How could the ships natural magnetism be determined? This was done by setting up a number of magnetometers (devices for measuring the strength of a magnetic field) in a line about 400 ft. long with the magnetometers 30 ft below the water about 15 feet apart These magnetometers were connected to leads which ran to a “house” on the shore which contained a fluxmeter for each magnetometer beneath the water. Each magnetometer would send its reading to its fluxmeter in the range house which would record its reading on a moving tape. The readings from all of the fluxmeters would be combined into one reading which was called the ship’s “signature”. From this signature we could determine what action to take to reduce the effective magnetism to as low a condition as possible. This could be done by adding turns or decreasing the number of turns in the degaussing cable that went just inside the skin of the ship. The same effect could be accomplished by raising or lowering the current flowing through the turns. An officer from the “degaussing station” would board the ship. The ship would run the range. The recommendation would be signalled to the ship and the officer on board would make the necessary adjustments, and then the ship would run the range again to see if further adjustments needed to be made.

The second method for demagnetizing ships was called “Deperming”. This method was used always for submarines. In this method no cables were placed inside the skin of the ship. Degaussing cables are large and go through all the bulkheads of the ship. This would weaken the integrity of the submarine to withstand great pressures and depth charge attacks. In “Deperming” we used the-same method that a jeweller uses to demagnetize a watch. I called my friend, Ross Maddox, a retired jeweller, and asked him about demagnetizing watches. He said that he used a coil which he plugged in to a 110 volt outlet. He would slowly move the watch into the coil and then withdraw it slowly. He had a magnetic compass that he checked the watch to see if the compass would be deflected by bringing the watch close to it. Sometimes he had to place the watch back in the coil and repeat the process before the watch would not cause the compass needle to move. The trick for Deperming submarines was to get a coil large enough and a way of putting the submarine into the coil and back out again in an easy fashion.

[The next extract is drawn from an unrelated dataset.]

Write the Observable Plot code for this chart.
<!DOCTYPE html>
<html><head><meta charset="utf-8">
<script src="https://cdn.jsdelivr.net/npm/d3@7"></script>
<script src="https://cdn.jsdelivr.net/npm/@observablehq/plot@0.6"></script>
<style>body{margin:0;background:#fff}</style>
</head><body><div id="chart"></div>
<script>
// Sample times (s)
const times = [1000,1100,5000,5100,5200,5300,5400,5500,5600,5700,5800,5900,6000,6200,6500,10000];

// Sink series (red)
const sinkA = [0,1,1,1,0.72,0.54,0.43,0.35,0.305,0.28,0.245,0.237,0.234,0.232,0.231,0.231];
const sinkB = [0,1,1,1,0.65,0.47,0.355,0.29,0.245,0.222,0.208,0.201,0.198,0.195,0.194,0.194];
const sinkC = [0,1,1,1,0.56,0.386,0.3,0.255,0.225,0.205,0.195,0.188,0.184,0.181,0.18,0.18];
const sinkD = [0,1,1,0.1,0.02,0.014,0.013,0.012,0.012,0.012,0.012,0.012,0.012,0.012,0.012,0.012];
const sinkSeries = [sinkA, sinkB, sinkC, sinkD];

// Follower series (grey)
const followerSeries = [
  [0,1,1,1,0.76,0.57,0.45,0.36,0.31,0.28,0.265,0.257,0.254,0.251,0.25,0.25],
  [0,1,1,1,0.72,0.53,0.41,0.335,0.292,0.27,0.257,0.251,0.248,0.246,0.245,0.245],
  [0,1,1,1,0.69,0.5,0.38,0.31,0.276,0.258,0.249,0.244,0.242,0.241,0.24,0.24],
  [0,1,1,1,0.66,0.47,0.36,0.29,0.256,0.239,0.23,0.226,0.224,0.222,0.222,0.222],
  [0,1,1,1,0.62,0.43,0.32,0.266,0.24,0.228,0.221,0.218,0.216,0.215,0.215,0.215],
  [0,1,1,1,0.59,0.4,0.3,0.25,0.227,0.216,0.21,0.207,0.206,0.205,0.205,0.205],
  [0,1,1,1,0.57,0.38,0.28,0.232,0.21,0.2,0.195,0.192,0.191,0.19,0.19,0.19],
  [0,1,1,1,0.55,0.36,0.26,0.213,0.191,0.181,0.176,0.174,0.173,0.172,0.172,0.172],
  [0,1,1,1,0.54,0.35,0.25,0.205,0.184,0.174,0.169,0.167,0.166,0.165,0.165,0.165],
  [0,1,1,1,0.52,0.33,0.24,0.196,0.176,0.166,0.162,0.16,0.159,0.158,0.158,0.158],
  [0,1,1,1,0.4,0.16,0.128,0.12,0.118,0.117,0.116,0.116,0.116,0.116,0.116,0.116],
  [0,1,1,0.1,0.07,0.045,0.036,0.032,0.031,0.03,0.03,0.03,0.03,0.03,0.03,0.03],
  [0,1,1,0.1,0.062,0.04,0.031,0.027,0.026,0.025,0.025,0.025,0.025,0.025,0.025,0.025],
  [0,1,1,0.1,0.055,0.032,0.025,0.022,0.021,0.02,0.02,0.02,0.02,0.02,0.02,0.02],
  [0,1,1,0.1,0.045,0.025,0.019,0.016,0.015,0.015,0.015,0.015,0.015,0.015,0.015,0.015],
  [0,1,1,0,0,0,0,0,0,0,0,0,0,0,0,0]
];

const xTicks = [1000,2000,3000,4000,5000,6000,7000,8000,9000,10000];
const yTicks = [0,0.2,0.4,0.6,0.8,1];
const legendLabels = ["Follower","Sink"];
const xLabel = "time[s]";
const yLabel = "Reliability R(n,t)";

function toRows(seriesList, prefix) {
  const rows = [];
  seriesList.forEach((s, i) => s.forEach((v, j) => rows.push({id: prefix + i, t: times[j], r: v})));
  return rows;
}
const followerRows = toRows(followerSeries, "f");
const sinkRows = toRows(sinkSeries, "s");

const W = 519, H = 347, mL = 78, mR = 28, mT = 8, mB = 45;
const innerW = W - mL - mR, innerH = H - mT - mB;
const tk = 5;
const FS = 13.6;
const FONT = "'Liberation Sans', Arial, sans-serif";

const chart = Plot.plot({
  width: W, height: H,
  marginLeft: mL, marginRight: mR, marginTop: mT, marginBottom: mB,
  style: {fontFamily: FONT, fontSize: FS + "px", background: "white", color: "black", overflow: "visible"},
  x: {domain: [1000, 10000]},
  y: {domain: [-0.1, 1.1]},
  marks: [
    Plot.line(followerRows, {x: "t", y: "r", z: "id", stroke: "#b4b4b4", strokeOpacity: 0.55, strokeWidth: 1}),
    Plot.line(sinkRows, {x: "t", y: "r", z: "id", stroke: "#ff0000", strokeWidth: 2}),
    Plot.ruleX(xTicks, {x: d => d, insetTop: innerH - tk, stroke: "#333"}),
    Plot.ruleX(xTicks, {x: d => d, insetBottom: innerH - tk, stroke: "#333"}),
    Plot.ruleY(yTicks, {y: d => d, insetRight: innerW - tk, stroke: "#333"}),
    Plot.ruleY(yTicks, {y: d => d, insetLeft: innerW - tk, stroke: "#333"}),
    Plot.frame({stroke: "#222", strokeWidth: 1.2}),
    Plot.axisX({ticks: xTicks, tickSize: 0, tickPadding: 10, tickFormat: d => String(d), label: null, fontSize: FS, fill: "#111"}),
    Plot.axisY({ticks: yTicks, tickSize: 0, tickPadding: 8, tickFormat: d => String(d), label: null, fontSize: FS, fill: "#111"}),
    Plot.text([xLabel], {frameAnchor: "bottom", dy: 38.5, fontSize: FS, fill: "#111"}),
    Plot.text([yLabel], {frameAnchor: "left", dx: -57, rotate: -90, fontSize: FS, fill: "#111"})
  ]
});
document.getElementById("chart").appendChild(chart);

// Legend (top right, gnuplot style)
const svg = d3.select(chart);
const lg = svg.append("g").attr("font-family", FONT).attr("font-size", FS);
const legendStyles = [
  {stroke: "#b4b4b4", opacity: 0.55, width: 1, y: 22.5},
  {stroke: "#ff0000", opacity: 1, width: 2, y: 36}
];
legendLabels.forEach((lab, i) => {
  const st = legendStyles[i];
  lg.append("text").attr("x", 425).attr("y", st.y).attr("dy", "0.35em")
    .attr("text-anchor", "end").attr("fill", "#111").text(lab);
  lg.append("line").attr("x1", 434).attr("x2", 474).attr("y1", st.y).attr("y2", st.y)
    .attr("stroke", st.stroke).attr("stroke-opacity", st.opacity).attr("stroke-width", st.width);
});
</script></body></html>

This work also describes the effort to make “Deperming” portable during WWII:

About this time the higher ups decided that it would be wise to train a group of four officers and thirty enlisted men into a unit that could “deperm” submarines using portable equipment that could be deployed in any harbor and not confined to any one specific place such as Pier 33 in San Francisco Bay. As submarines required Deperming about every six months, such a unit could be located in the South Pacific and move northward as the war proceeded against Japan. This could make the submarine fleet much more effective by not having to come to San Francisco or Pearl Harbor, or down to Australia to be depermed.

The Navy also developed a class of ships for degaussing purposes. Later assigned to SevRon 6 to service, in close proximity, the striking forces as they moved closer to Japan, she established and operated degaussing ranges and provided facilities for inspection, calibration, and adjustment of shipboard degaussing equipment in forward areas, primarily for minesweepers. After the War ended, she operated with mine groups at Okinawa and, after 29 January 1946 at Sasebo, Japan as those groups cleared the waters to allow safe passage to both military and merchant shipping.